I was lucky to be among the participants in yesterday’s Westminster Business Forum and hear Jon Millidge and Terry Pullinger talk with pride of the CDC scheme they expect to launch for over 140,000 postal workers.

Millidge and Pullinger
At a time of great uncertainty, Royal Mail is creating a wage for life for its current and future staff and in so doing creating for itself a genuine and valuable employee benefit.
In place of strife
Pullinger, CWU’s Deputy General Secretary referred to Millidge as the intellectual arm of the partnership, which had me turning off my video to hide me laughing out loud. Millidge could is as pragmatic a former HR director as you will find and both men say it as it is. One of the pleasures of reporting on the growth of this great enterprise is to see how these two men have grown in friendship.

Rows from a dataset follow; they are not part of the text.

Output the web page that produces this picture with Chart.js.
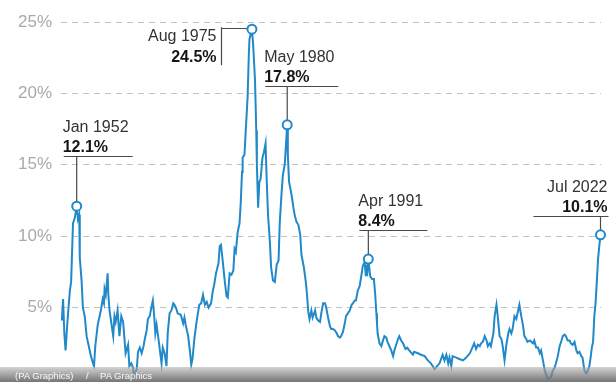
<!DOCTYPE html>
<html>
<head>
<meta charset="utf-8">
<script src="https://cdn.jsdelivr.net/npm/chart.js@4/dist/chart.umd.min.js"></script>
<style>
  html, body { margin: 0; padding: 0; background: #fff; }
  #wrap { position: relative; width: 616px; height: 382px; overflow: hidden; }
  #c { position: absolute; left: 0; top: 0; }
  #credit {
    position: absolute; left: 0; top: 367px; width: 616px; height: 15px;
    background: linear-gradient(to bottom, rgba(175,175,175,0.55), rgba(110,110,110,0.95));
    font-family: "Liberation Sans", Arial, sans-serif; font-size: 9.5px; color: rgba(255,255,255,0.92);
    line-height: 15px; white-space: pre;
  }
  #credit span { position: absolute; top: 1px; }
</style>
</head>
<body>
<div id="wrap">
  <canvas id="c" width="616" height="382"></canvas>
  <div id="credit"><span style="left:15px">(PA Graphics)</span><span style="left:86px">/</span><span style="left:100px">PA Graphics</span></div>
</div>
<script>
// ---- Data ----
const dates = [
"1950-01","1950-03","1950-05","1950-07","1950-10","1951-02","1951-04","1951-07","1951-10","1952-01",
"1952-03","1952-05","1952-06","1952-09","1952-11","1953-02","1953-05","1953-08","1953-12","1954-04",
"1954-05","1954-07","1954-11","1955-01","1955-04","1955-07","1955-09","1955-10","1955-12","1956-03",
"1956-04","1956-06","1956-09","1956-12","1957-02","1957-04","1957-07","1957-10","1958-01","1958-04",
"1958-06","1958-08","1958-12","1959-02","1959-05","1959-08","1959-10","1960-02","1960-04","1960-07",
"1960-10","1961-01","1961-03","1961-06","1961-08","1961-11","1962-02","1962-04","1962-06","1962-08",
"1962-10","1963-02","1963-06","1963-08","1963-11","1964-02","1964-04","1964-07","1964-10","1965-01",
"1965-03","1965-06","1965-08","1966-01","1966-05","1966-07","1966-09","1967-01","1967-04","1967-06",
"1967-08","1967-11","1968-02","1968-04","1968-07","1968-10","1969-01","1969-04","1969-07","1969-10",
"1970-02","1970-05","1970-07","1970-10","1971-02","1971-04","1971-06","1971-09","1971-12","1972-03",
"1972-05","1972-08","1972-11","1973-02","1973-04","1973-06","1973-09","1973-12","1974-02","1974-04",
"1974-05","1974-08","1974-10","1975-01","1975-03","1975-04","1975-08","1975-10","1976-01","1976-03",
"1976-04","1976-06","1976-08","1976-10","1977-01","1977-03","1977-06","1977-08","1977-10","1978-01",
"1978-03","1978-06","1978-09","1978-12","1979-03","1979-05","1979-08","1979-10","1980-01","1980-05",
"1980-06","1980-08","1980-12","1981-03","1981-05","1981-08","1981-11","1982-02","1982-04","1982-08",
"1982-11","1983-01","1983-03","1983-05","1983-08","1983-10","1984-02","1984-04","1984-07","1984-10",
"1984-12","1985-03","1985-06","1985-08","1985-11","1986-02","1986-04","1986-07","1986-10","1987-01",
"1987-03","1987-06","1987-08","1987-11","1988-02","1988-04","1988-07","1988-10","1989-01","1989-03",
"1989-06","1989-08","1989-11","1990-02","1990-05","1990-07","1990-10","1990-12","1991-01","1991-02",
"1991-04","1991-07","1991-10","1992-01","1992-03","1992-05","1992-06","1992-07","1992-10","1993-01",
"1993-03","1993-06","1993-09","1993-11","1994-02","1994-05","1994-08","1994-10","1995-01","1995-04",
"1995-06","1995-09","1995-12","1996-04","1996-07","1996-10","1997-04","1997-06","1997-12","1998-05",
"1998-11","1999-04","1999-09","2000-03","2000-05","2000-11","2001-04","2001-07","2001-10","2002-01",
"2002-03","2002-06","2002-08","2003-02","2003-07","2004-01","2004-06","2004-12","2005-05","2005-07",
"2005-10","2006-01","2006-04","2006-06","2006-09","2006-12","2007-03","2007-05","2007-08","2007-10",
"2008-02","2008-04","2008-07","2008-09","2008-12","2009-03","2009-05","2009-08","2009-11","2010-02",
"2010-04","2010-07","2010-09","2010-12","2011-03","2011-05","2011-08","2011-11","2012-02","2012-04",
"2012-07","2012-09","2013-01","2013-06","2013-08","2013-11","2014-02","2014-05","2014-07","2014-10",
"2015-01","2015-04","2015-06","2015-09","2015-11","2016-02","2016-05","2016-07","2016-10","2017-01",
"2017-04","2017-06","2017-09","2017-11","2018-02","2018-05","2018-07","2018-10","2019-01","2019-04",
"2019-06","2019-09","2019-12","2020-02","2020-05","2020-08","2020-10","2021-01","2021-03","2021-05",
"2021-07","2021-09","2021-11","2022-01","2022-03","2022-05","2022-07"
];
const inflation = [
4.1,5.6,3.2,2.0,4.0,6.2,6.8,10.9,11.3,12.1,
11.2,11.5,8.5,6.8,5.0,4.4,3.0,2.4,1.6,1.0,
0.9,2.3,3.8,4.2,4.8,5.6,5.3,6.3,5.9,7.4,
6.0,4.8,3.9,3.0,4.4,4.0,4.8,3.0,4.4,4.0,
2.9,1.8,2.4,0.9,1.1,0.8,0.2,0.7,1.9,2.2,
1.8,2.3,2.8,3.4,4.2,4.4,5.1,5.5,4.5,3.2,
3.8,2.5,1.1,2.2,1.8,0.9,3.2,4.6,4.8,5.3,
5.2,4.9,4.6,4.5,3.9,4.3,3.8,3.0,1.9,1.0,
1.4,2.8,3.8,4.4,5.2,5.3,5.9,5.2,5.4,5.0,
5.3,6.2,6.6,7.4,8.1,9.3,9.4,8.2,6.9,5.8,
5.7,7.4,7.3,7.6,9.1,8.9,10.3,10.9,12.4,14.5,
15.5,15.7,17.4,19.7,22.7,23.8,24.5,23.4,20.9,17.4,
15.0,12.0,13.8,14.0,15.5,15.8,16.5,13.8,11.5,9.6,
7.8,6.9,6.8,8.0,8.3,11.0,13.1,14.3,15.0,17.8,
15.7,13.8,12.9,12.0,11.5,11.0,10.8,10.1,8.7,7.8,
6.8,5.9,4.7,4.2,4.8,4.3,4.8,4.3,4.1,4.0,
4.6,5.3,5.3,5.0,4.3,3.7,3.5,3.5,3.4,3.2,
3.0,2.9,3.0,3.3,3.9,4.4,4.6,4.8,5.2,5.3,
5.5,5.5,6.2,6.5,7.3,7.9,8.2,7.2,8.0,7.2,
8.4,7.2,7.0,7.0,6.0,4.6,3.9,3.2,2.5,2.3,
2.6,3.0,2.9,2.6,2.3,2.0,1.6,2.0,2.4,2.8,
3.0,2.7,2.5,2.1,2.2,2.0,1.7,1.9,1.8,1.7,
1.6,1.3,1.1,0.7,0.8,1.1,1.7,1.3,1.7,1.1,
1.5,0.9,1.6,1.5,1.4,1.3,1.5,1.8,2.3,2.5,
2.1,2.4,2.3,2.5,2.6,3.0,2.7,2.3,2.5,2.3,
3.2,4.4,5.2,4.4,3.0,2.8,2.3,1.3,2.4,3.2,
3.5,3.2,3.5,4.4,4.2,4.6,5.2,4.4,3.7,3.0,
2.8,2.6,2.7,2.5,2.7,2.2,2.2,1.8,2.0,1.3,
0.6,0.2,0.0,0.1,0.1,0.6,0.8,1.1,1.6,2.3,
2.7,3.0,3.1,3.0,2.7,2.7,2.5,2.4,2.6,2.0,
1.8,1.9,1.6,1.5,0.6,0.4,0.5,0.9,1.5,2.2,
2.6,4.4,5.3,6.8,8.4,9.3,10.1
];
const yTicks = [0, 5, 10, 15, 20, 25];

// Highlighted peaks
const peakLabels = ["Jan 1952", "Aug 1975", "May 1980", "Apr 1991", "Jul 2022"];
const peakDates  = ["1952-01", "1975-08", "1980-05", "1991-04", "2022-07"];
const peakValues = [12.1, 24.5, 17.8, 8.4, 10.1];

// ---- helpers ----
function toYear(s) { const [y, m] = s.split("-").map(Number); return y + (m - 1) / 12; }
const linePoints = dates.map((d, i) => ({ x: toYear(d), y: inflation[i] }));
const peakPoints = peakDates.map((d, i) => ({ x: toYear(d), y: peakValues[i] }));

const BLUE = "#2189c9";
const FONT = '"Liberation Sans", Arial, sans-serif';

// annotation layout (styles/offsets only)
const annLayout = [
  { kind: "above", dy: 50, l: 13, r: 56, align: "left" },
  { kind: "left",  gap: 31 },
  { kind: "above", dy: 39, l: 22, r: 51, align: "left" },
  { kind: "above", dy: 29, l: 9,  r: 59, align: "left" },
  { kind: "above", dy: 19, l: 67, r: 8,  align: "right" }
];

const annotationPlugin = {
  id: "peakAnnotations",
  afterDatasetsDraw(chart) {
    const ctx = chart.ctx, xs = chart.scales.x, ys = chart.scales.y;
    ctx.save();
    peakPoints.forEach((p, i) => {
      const px = xs.getPixelForValue(p.x), py = ys.getPixelForValue(p.y);
      const L = annLayout[i];
      ctx.strokeStyle = "#4a4a4a";
      ctx.lineWidth = 1.2;
      ctx.beginPath();
      let tx, b1, b2, align;
      if (L.kind === "above") {
        const ry = Math.round(py - L.dy) + 0.5;
        ctx.moveTo(px - L.l, ry); ctx.lineTo(px + L.r, ry);
        ctx.moveTo(px, ry); ctx.lineTo(px, py - 5);
        align = L.align;
        tx = align === "left" ? px - L.l - 1 : px + L.r - 1;
        b1 = ry - 25; b2 = ry - 5;
      } else {
        const vx = Math.round(px - L.gap) + 0.5;
        ctx.moveTo(vx, py - 2); ctx.lineTo(vx, py + 36);
        ctx.moveTo(vx, Math.round(py) - 0.5); ctx.lineTo(px - 5, Math.round(py) - 0.5);
        align = "right";
        tx = vx - 5; b1 = py + 12; b2 = py + 33;
      }
      ctx.stroke();
      ctx.textAlign = align;
      ctx.textBaseline = "alphabetic";
      ctx.fillStyle = "#333";
      ctx.font = "16px " + FONT;
      ctx.fillText(peakLabels[i], tx, b1);
      ctx.fillStyle = "#151515";
      ctx.font = "bold 16px " + FONT;
      ctx.fillText(peakValues[i].toFixed(1) + "%", tx, b2);
    });
    ctx.restore();
  }
};

const xMin = 1952 - (76.7 - 61) / 7.43;
const xMax = 1952 + (601 - 76.7) / 7.43;

new Chart(document.getElementById("c"), {
  type: "line",
  data: {
    datasets: [
      {
        data: linePoints, borderColor: BLUE, borderWidth: 2, pointRadius: 0,
        tension: 0, fill: false, clip: false, order: 2
      },
      {
        data: peakPoints, showLine: false, pointRadius: 4.5, pointBorderWidth: 2,
        pointBorderColor: BLUE, pointBackgroundColor: "#fff", clip: false, order: 1
      }
    ]
  },
  options: {
    responsive: false, animation: false, devicePixelRatio: 1,
    layout: { autoPadding: false, padding: { top: 22, bottom: 3, right: 15, left: 0 } },
    plugins: { legend: { display: false }, tooltip: { enabled: false } },
    scales: {
      x: { type: "linear", min: xMin, max: xMax, display: false },
      y: {
        min: 0, max: 25,
        afterFit(s) { s.width = 61; s.paddingTop = 0; s.paddingBottom = 0; },
        afterBuildTicks(s) { s.ticks = yTicks.map(v => ({ value: v })); },
        border: { display: false, dash: [6, 5] },
        grid: {
          drawTicks: false, lineWidth: 1,
          color: c => (c.tick && c.tick.value === 0) ? "rgba(0,0,0,0)" : "#c2c2c2"
        },
        ticks: {
          padding: 9, color: "#a9a9a9", font: { family: FONT, size: 17 },
          callback: v => v === 0 ? "" : v + "%"
        }
      }
    }
  },
  plugins: [annotationPlugin]
});
</script>
</body>
</html>
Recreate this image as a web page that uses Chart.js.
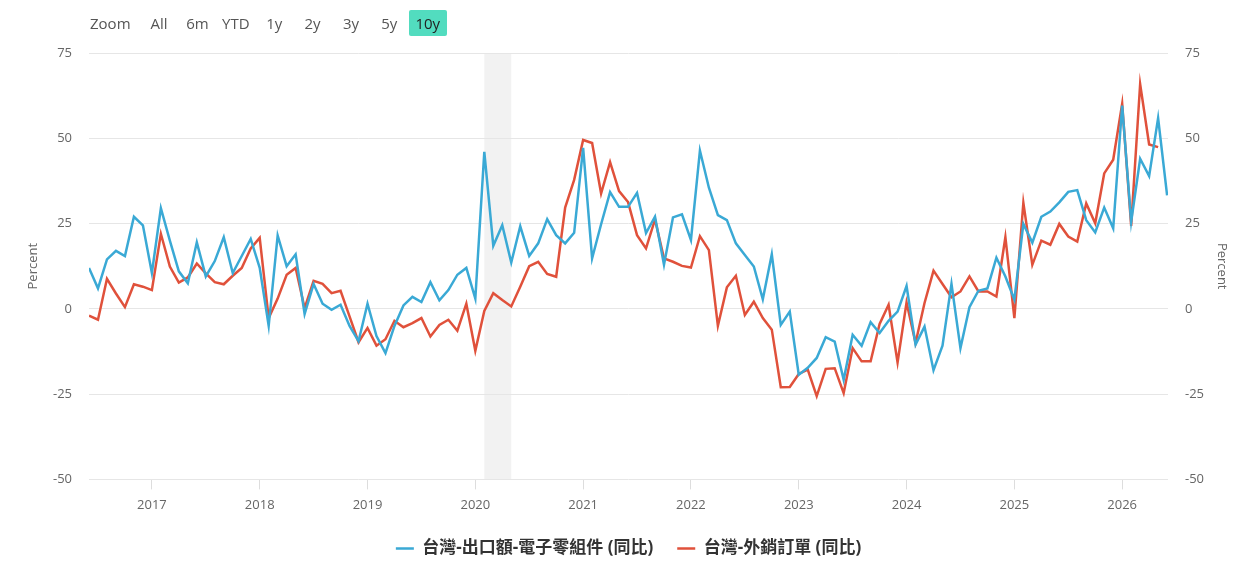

This personal accord is mirrored in the improvement in industrial relations at Royal Mail and to a large extent that is because the CDC scheme has become more than a solution to the specific pension problems at the organization, but a campaign for better pensions in the UK . Jon’s starting a career as a professional trustee and continuing as Director of Pension Reform at Royal Mail. Jon was formally Group HR Director.
For all the contention this new type of pension has created outside , Royal Mail has found the CDC scheme bringing people together. I have asked many postmen and I have not heard a bad word for the new arrangement.
A proper focus on people over 50
Pullinger was at pains to point out his problem. An increasing number of his members are in a DC plan and he focused on research suggesting 58% of us “over 50s” have made no financial retirement plans and only 8% feel comfortable in retirement. Millidge pointed out that those facing the choice of what to do with their pension pot get precious little support and are singularly ill-equipped to take life-changing decisions. For these men, the CDC is taking the burden of decision-making away and replacing it will the comfort of a wage in later age.
Pullinger accused the Pensions Industry of a “failure to take on board human behavior” and of starting a “stamped to insecurity and human poverty”. He called on the industry , for the sake of the over 50s to take up the challenge and move from DC to CDC pensions.
With an eye to future generations
Both men stressed that the design of their CDC scheme would avoid the creation of a buffer, paid for by one generation (the young) and potentially enjoyed by another (the old).
The alternative, the system of controls based on the turning on and off of different levels of indexation , had been tested by both Willis Towers Watson and Aon and found to deliver better value for the money put in.
Millidge talked of the explicit rules that would govern the distribution of indexation and the occasional reduction in the nominal value of pensions. Crucially future funding would be based on best estimates of future growth and not the prudential forecasting that has caused the virtual lockdown of our Defined Benefit System.
Indeed they talked of headroom baked in for future generations with the annual declaration of future pension increases becoming a cause of expectation and excitement in the workforce.
Better value for the company
The gains for workers are not , as appear to be happening in DB, being created from the bottomless coffers of the sponsor. They are being created by the CDC fund being exposed to the growth of real assets invested with the skill of an in house investment team as well as external fund managers.
These resources can be afforded because of the scale of the operation and because of efficiencies in administration created by this collective endeavor. Millidge announced that in technology provider to deliver the administration of the scheme is already in place.
In terms of public relations, Royal Mail continue to mine a deep seam of support both from its workforce and from Government. To quote Pullinger at yesterday’s meeting
“Everyone is walking on the same side of the road”
Taking the pensions industry with them
Pullinger went on that he and Millidge were “coming at us from the streets” and so it seemed. They are not talking the language of “pensions” but of a “wage in retirement”, could this be the re-brand that Martin Lewis called for at the PLSA conference last month?
There is a lot of skepticism about CDC and its power to revitalise pensions in this country, but there is none at Royal Mail. The only disappointment I had listening to Millidge and Pullinger , was that there were so few others on the call to hear them.
Within the next few days, their section of the Pension Schemes Bill should pass onto the statute books and Royal Mail will be able to press on with its reforming agenda, continuing to encourage others to follow them, most particularly DC master trusts.
Both Millidge and Pullinger were at pains to thank the DWP and in particular the Pensions Minister for supporting the legislation through parliament.
It is easy to scoff, and many will. But the future for the mass of us struggling with freedom is collective , open and fair.
Excellent news, this could indeed be a valuable alternative to individual drawdown and individual risk management. Not for all, but a potentially valuable option.